Periodic points of polynomials over finite fields

TL;DR

This paper investigates the proportion of periodic points of polynomials over finite fields, establishing bounds that decrease with field size and generalizing uniformity theorems for dynamical systems over various rings.

Contribution

It introduces a uniformity theorem for specializations of dynamical systems over residually finite Dedekind domains, extending previous results to broader algebraic settings.

Findings

Expected proportion of periodic points decreases as field size grows.

Provides effective bounds on image sizes of rational functions over finite fields.

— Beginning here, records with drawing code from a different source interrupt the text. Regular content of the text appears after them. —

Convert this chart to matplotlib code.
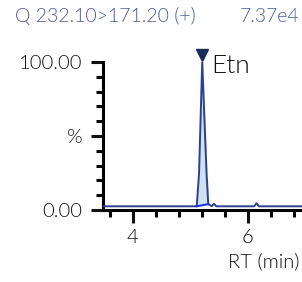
import matplotlib.pyplot as plt
from matplotlib.ticker import MultipleLocator, FixedLocator, FixedFormatter

# chromatogram trace (RT in min, relative intensity in %)
rt = [3.48, 5.11, 5.15, 5.205, 5.28, 5.31, 5.37, 5.41, 5.45, 6.11, 6.15, 6.19, 6.94]
intensity = [2.5, 2.5, 25.0, 100.0, 25.0, 4.0, 2.6, 4.2, 2.5, 2.5, 4.6, 2.5, 2.5]

peak_rt = 5.205
peak_name = "Etn"
peak_start = (5.11, 2.5)
peak_end = (5.31, 4.0)

title_left = "Q 232.10>171.20 (+)"
title_right = "7.37e4"

plt.rcParams['font.family'] = ['Lato', 'DejaVu Sans']
plt.rcParams['font.weight'] = 300

fig = plt.figure(figsize=(3.02, 2.82), dpi=100)
ax = fig.add_axes([103/302, 1-210/282, 1-103/302, 148/282])

line_c = '#2d3f8f'
ax.plot(rt, intensity, color=line_c, lw=1.4, zorder=3)

# integrated area between trace and baseline
px = [r for r in rt if peak_start[0] <= r <= peak_end[0]]
py = [i for r, i in zip(rt, intensity) if peak_start[0] <= r <= peak_end[0]]
base = [peak_start[1] + (x - peak_start[0]) / (peak_end[0] - peak_start[0]) * (peak_end[1] - peak_start[1]) for x in px]
ax.fill_between(px, base, py, color='#cfe0ef', zorder=2)
ax.plot([peak_start[0], peak_end[0]], [peak_start[1], peak_end[1]], color='#1f2fe0', lw=1.4, zorder=4)

ax.plot([peak_rt], [max(intensity) + 4.5], marker='v', ms=8, color='#1a2a5c', clip_on=False, zorder=5)
ax.text(peak_rt + 0.15, 97, peak_name, fontsize=19, color='#111111', va='center', ha='left')

ax.set_xlim(3.48, 6.94)
ax.set_ylim(0, 100)
ax.xaxis.set_major_locator(MultipleLocator(2))
ax.xaxis.set_minor_locator(MultipleLocator(0.4))
ax.yaxis.set_major_locator(FixedLocator([0, 50, 100]))
ax.yaxis.set_major_formatter(FixedFormatter(['0.00', '%', '100.00']))
ax.yaxis.set_minor_locator(MultipleLocator(10))

for s in ['top', 'right']:
    ax.spines[s].set_visible(False)
for s in ['left', 'bottom']:
    ax.spines[s].set_linewidth(2.2)
ax.tick_params(which='major', length=9, width=2.2, labelsize=14.5, colors='#111111', pad=5)
ax.tick_params(which='minor', length=5, width=2.2)
ax.tick_params(axis='y', which='major', pad=6)

fig.text(300/302, 1-262/282, "RT (min)", fontsize=14.5, ha='right', va='center', color='#111111')
fig.text(15/302, 1-16/282, title_left, fontsize=14, ha='left', va='center', color='#4b5a9c')
fig.text(299/302, 1-16/282, title_right, fontsize=14, ha='right', va='center', color='#4b5a9c')

fig.savefig('out.png', dpi=100)
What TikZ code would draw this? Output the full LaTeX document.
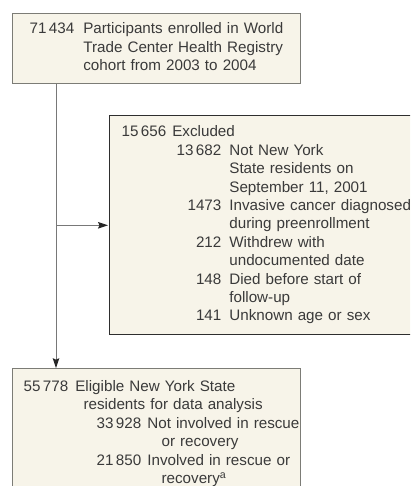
\documentclass[tikz,border=0pt]{standalone}
\usepackage{fontspec}
\setmainfont{Liberation Sans}
\usetikzlibrary{arrows.meta, positioning}

\definecolor{boxfill}{HTML}{F7F4E9}
\definecolor{boxline}{HTML}{7C7C76}
\definecolor{darkline}{HTML}{2E2E2E}
\definecolor{textgray}{HTML}{3A3A3A}
\definecolor{linkgray}{HTML}{787878}

% number with a thin gap after the thousands
\newcommand{\thou}[2]{#1\kern2.5pt#2}

\begin{document}
\begin{tikzpicture}[
				>={Stealth[length=10pt,width=6.5pt,inset=1.5pt,color=black!85]},
				font=\fontsize{15.2}{18.4}\selectfont,
				box/.style={
					draw=boxline,
					line width=1.2pt,
					fill=boxfill,
					text=textgray,
					inner sep=0pt,
					align=left,
					anchor=north west
				},
				link/.style={
					draw=linkgray,
					line width=1pt
				}
				]

				\useasboundingbox (0pt,0pt) rectangle (410pt,-486pt);
				\clip (0pt,0pt) rectangle (410pt,-486pt);

				%------------------------------------------------
				% ENROLLED (top)
				%------------------------------------------------

				\node[
				box,
				text width=288pt,
				minimum height=70pt
				] (enrolled) at (12pt,-13pt)
				{
					\begin{tabular}{@{\hspace{17pt}}r@{\hspace{9pt}}l@{}}
						\thou{71}{434} & Participants enrolled in World\\
						& Trade Center Health Registry\\
						& cohort from 2003 to 2004
					\end{tabular}
				};

				%------------------------------------------------
				% EXCLUDED (right)
				%------------------------------------------------

				\node[
				box,
				draw=darkline,
				text width=330pt,
				minimum height=219pt
				] (excluded) at ([xshift=97pt,yshift=-31pt]enrolled.south west)
				{
					\begin{tabular}{@{\hspace{12pt}}p{55pt}@{}r@{\hspace{8pt}}l@{}}
						\multicolumn{3}{@{\hspace{12pt}}l@{}}{\thou{15}{656}\hspace{6pt}Excluded}\\
						& \thou{13}{682} & Not New York\\
						& & State residents on\\
						& & September 11, 2001\\
						& 1473 & Invasive cancer diagnosed\\
						& & during preenrollment\\
						& 212 & Withdrew with\\
						& & undocumented date\\
						& 148 & Died before start of\\
						& & follow-up\\
						& 141 & Unknown age or sex
					\end{tabular}
				};

				%------------------------------------------------
				% ELIGIBLE (bottom)
				%------------------------------------------------

				\node[
				box,
				text width=288pt,
				minimum height=130pt,
				below=284pt of enrolled
				] (eligible)
				{
					\begin{tabular}{@{\hspace{11pt}}l@{}}
						\thou{55}{778}\hspace{7pt}Eligible New York State\\
						\hspace{60pt}residents for data analysis\\
						\hspace{73pt}\thou{33}{928}\hspace{6pt}Not involved in rescue\\
						\hspace{138pt}or recovery\\
						\hspace{73pt}\thou{21}{850}\hspace{6pt}Involved in rescue or\\
						\hspace{138pt}recovery\textsuperscript{a}
					\end{tabular}
				};

				%------------------------------------------------
				% CONNECTORS
				%------------------------------------------------

				\coordinate (trunk) at ([xshift=44pt]enrolled.south west);

				\draw[link,->]
				(trunk) -- (trunk |- eligible.north);

				\draw[link,->,shorten >=1pt]
				(trunk |- excluded.west) -- (excluded.west);

			\end{tikzpicture}
\end{document}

Generalizes previous uniformity theorems to broader classes of rings and fields.

Abstract

Fix an odd prime $p$. If $r$ is a positive integer and $f$ a polynomial with coefficients in $\mathbb{F}_{p^r}$, let $P_{p,r}(f)$ be the proportion of $\mathbb{P}^1(\mathbb{F}_{p^r})$ that is periodic with respect to $f$. We show that as $r$ increases, the expected value of $P_{p,r}(f)$, as $f$ ranges over quadratic polynomials, is less than $22/(\log{\log{p^r}})$. This result follows from a uniformity theorem on specializations of dynamical systems of rational functions over residually finite Dedekind domains. The specialization theorem generalizes previous work by Juul et al. that holds for rings of integers of number fields. Moreover, under stronger hypotheses, we effectivize this uniformity theorem by using the machinery of heights over general global fields; this version of the theorem generalizes previous work of Juul on polynomial dynamical systems over rings of integers of number fields. From these theorems we derive effective bounds on image sizes and periodic point proportions of families of rational functions over finite fields.